EXERCISE TASK: Give the listing again exactly, omitting its images.

# RECORDED DATA start

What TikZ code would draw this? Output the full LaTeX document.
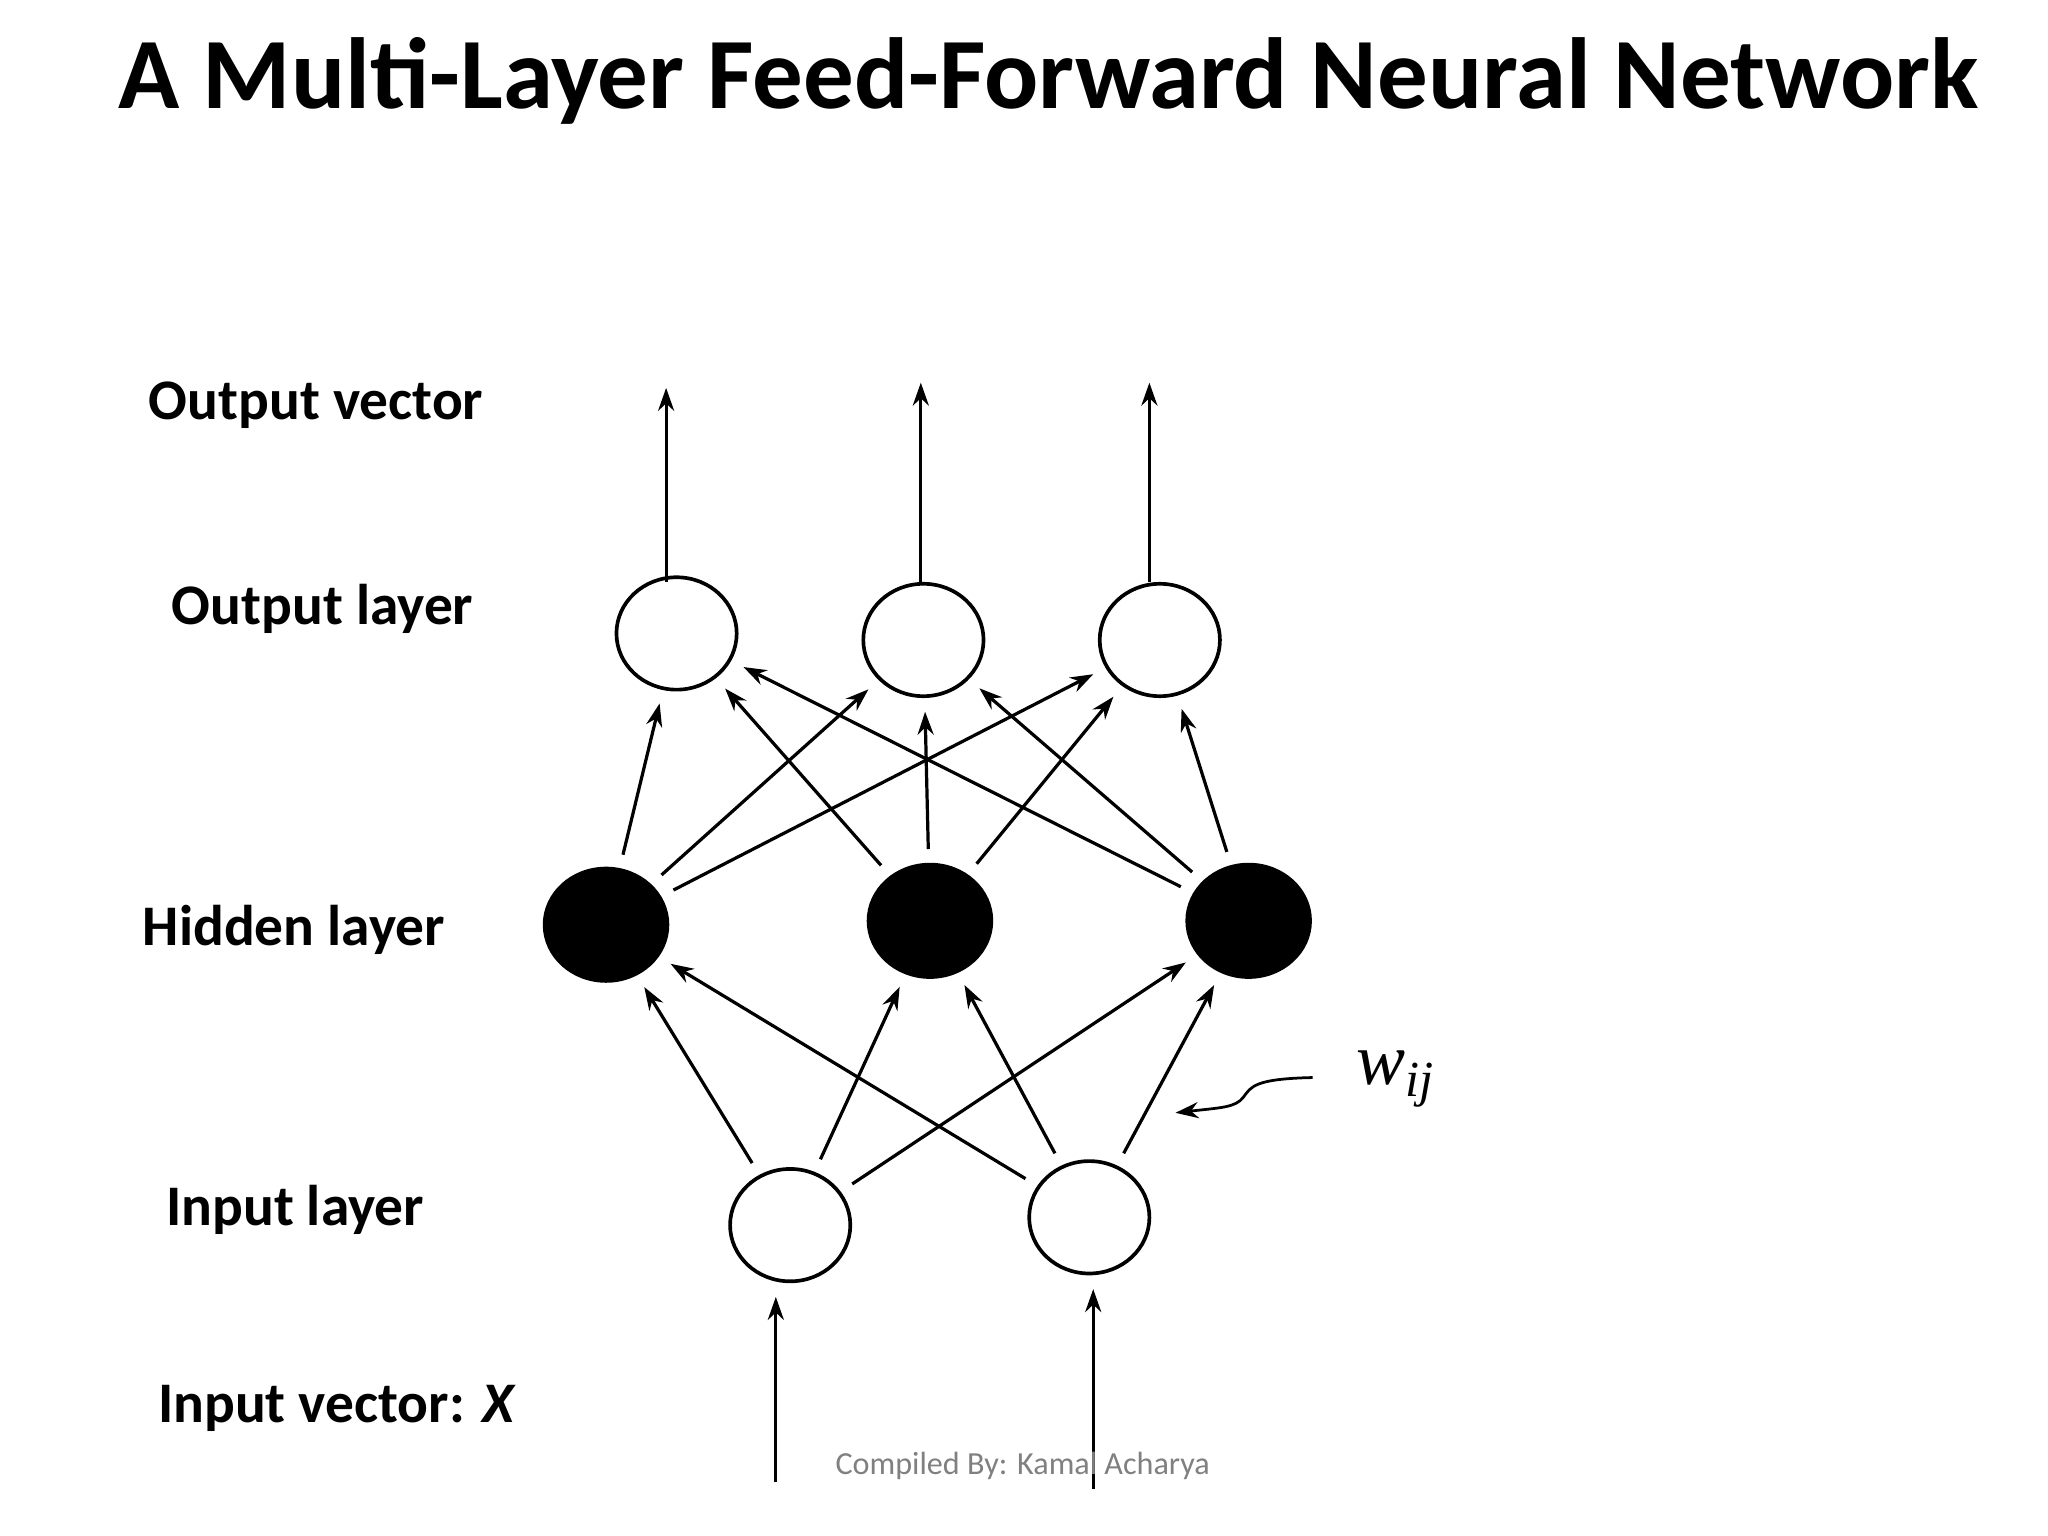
\documentclass[tikz,border=0pt]{standalone}
\usepackage{fontspec}
\setmainfont{Carlito}
\usetikzlibrary{shapes.geometric,arrows.meta}
\begin{document}
\begin{tikzpicture}[x=0.01cm,y=-0.01cm,
  neu/.style={ellipse,draw,line width=0.8pt,minimum width=0.92cm,minimum height=0.86cm,inner sep=0pt},
  hid/.style={neu,fill=black,minimum width=0.94cm,minimum height=0.86cm},
  con/.style={-{Stealth[length=5pt,width=3.5pt]},line width=0.7pt,shorten >=3pt,shorten <=3pt},
  lab/.style={font=\fontsize{12.5pt}{14pt}\selectfont\bfseries}]
\useasboundingbox (0,0) rectangle (1568,1176);
\node[font=\fontsize{22pt}{26pt}\selectfont\bfseries] (title) at (803,62) {A Multi-Layer Feed-Forward Neural Network};
\node[neu] (O1) at (518,485) {};
\node[neu] (O2) at (707,490) {};
\node[neu] (O3) at (888,490) {};
\node[hid] (H1) at (464,708) {};
\node[hid] (H2) at (712,705) {};
\node[hid] (H3) at (956,705) {};
\node[neu] (I1) at (605,938) {};
\node[neu] (I2) at (834,932) {};
\foreach \h in {H1,H2,H3}{\foreach \o in {O1,O2,O3}{\draw[con] (\h) -- (\o);}}
\foreach \i in {I1,I2}{\foreach \h in {H1,H2,H3}{\draw[con] (\i) -- (\h);}}
\coordinate (v1) at (510,297); \coordinate (v2) at (705,293); \coordinate (v3) at (880,293);
\draw[con,shorten <=0pt,shorten >=0pt] (O1.north) ++(-8,5) -- (v1);
\draw[con,shorten <=0pt,shorten >=0pt] (O2.north) ++(-2,0) -- (v2);
\draw[con,shorten <=0pt,shorten >=0pt] (O3.north) ++(-8,0) -- (v3);
\coordinate (x1) at (594,1135); \coordinate (x2) at (837,1140);
\draw[con,shorten <=0pt] (x1) -- (I1.south -| x1);
\draw[con,shorten <=0pt] (x2) -- (I2.south -| x2);
\node[font=\fontsize{16pt}{18pt}\selectfont\rmfamily] (w) at (1068,826) {\fontspec{Liberation Serif}\itshape w\raisebox{-0.35ex}{\fontsize{11pt}{12pt}\selectfont ij}};
\coordinate (wt) at (900,852);
\draw[-{Stealth[length=5pt,width=3.5pt]},line width=0.6pt] (1005,825) .. controls (960,826) and (958,832) .. (952,840) .. controls (946,848) and (935,848) .. (wt);
\node[lab] (lov) at (242,310) {Output vector};
\node[lab] (lol) at (247,466) {Output layer};
\node[lab] (lhl) at (225,712) {Hidden layer};
\node[lab] (lil) at (226,926) {Input layer};
\node[lab] (liv) at (258,1078) {Input vector: \textit{X}};
\node[font=\fontsize{7pt}{8pt}\selectfont,text=gray] (foot) at (783,1122) {Compiled By: Kamal Acharya};
\end{tikzpicture}
\end{document}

# RECORDED DATA end

OUTPUT OF THE TASK:
What TikZ code would draw this? Output the full LaTeX document.
\documentclass[tikz,border=0pt]{standalone}
\usepackage{fontspec}
\setmainfont{Carlito}
\usetikzlibrary{shapes.geometric,arrows.meta}
\begin{document}
\begin{tikzpicture}[x=0.01cm,y=-0.01cm,
  neu/.style={ellipse,draw,line width=0.8pt,minimum width=0.92cm,minimum height=0.86cm,inner sep=0pt},
  hid/.style={neu,fill=black,minimum width=0.94cm,minimum height=0.86cm},
  con/.style={-{Stealth[length=5pt,width=3.5pt]},line width=0.7pt,shorten >=3pt,shorten <=3pt},
  lab/.style={font=\fontsize{12.5pt}{14pt}\selectfont\bfseries}]
\useasboundingbox (0,0) rectangle (1568,1176);
\node[font=\fontsize{22pt}{26pt}\selectfont\bfseries] (title) at (803,62) {A Multi-Layer Feed-Forward Neural Network};
\node[neu] (O1) at (518,485) {};
\node[neu] (O2) at (707,490) {};
\node[neu] (O3) at (888,490) {};
\node[hid] (H1) at (464,708) {};
\node[hid] (H2) at (712,705) {};
\node[hid] (H3) at (956,705) {};
\node[neu] (I1) at (605,938) {};
\node[neu] (I2) at (834,932) {};
\foreach \h in {H1,H2,H3}{\foreach \o in {O1,O2,O3}{\draw[con] (\h) -- (\o);}}
\foreach \i in {I1,I2}{\foreach \h in {H1,H2,H3}{\draw[con] (\i) -- (\h);}}
\coordinate (v1) at (510,297); \coordinate (v2) at (705,293); \coordinate (v3) at (880,293);
\draw[con,shorten <=0pt,shorten >=0pt] (O1.north) ++(-8,5) -- (v1);
\draw[con,shorten <=0pt,shorten >=0pt] (O2.north) ++(-2,0) -- (v2);
\draw[con,shorten <=0pt,shorten >=0pt] (O3.north) ++(-8,0) -- (v3);
\coordinate (x1) at (594,1135); \coordinate (x2) at (837,1140);
\draw[con,shorten <=0pt] (x1) -- (I1.south -| x1);
\draw[con,shorten <=0pt] (x2) -- (I2.south -| x2);
\node[font=\fontsize{16pt}{18pt}\selectfont\rmfamily] (w) at (1068,826) {\fontspec{Liberation Serif}\itshape w\raisebox{-0.35ex}{\fontsize{11pt}{12pt}\selectfont ij}};
\coordinate (wt) at (900,852);
\draw[-{Stealth[length=5pt,width=3.5pt]},line width=0.6pt] (1005,825) .. controls (960,826) and (958,832) .. (952,840) .. controls (946,848) and (935,848) .. (wt);
\node[lab] (lov) at (242,310) {Output vector};
\node[lab] (lol) at (247,466) {Output layer};
\node[lab] (lhl) at (225,712) {Hidden layer};
\node[lab] (lil) at (226,926) {Input layer};
\node[lab] (liv) at (258,1078) {Input vector: \textit{X}};
\node[font=\fontsize{7pt}{8pt}\selectfont,text=gray] (foot) at (783,1122) {Compiled By: Kamal Acharya};
\end{tikzpicture}
\end{document}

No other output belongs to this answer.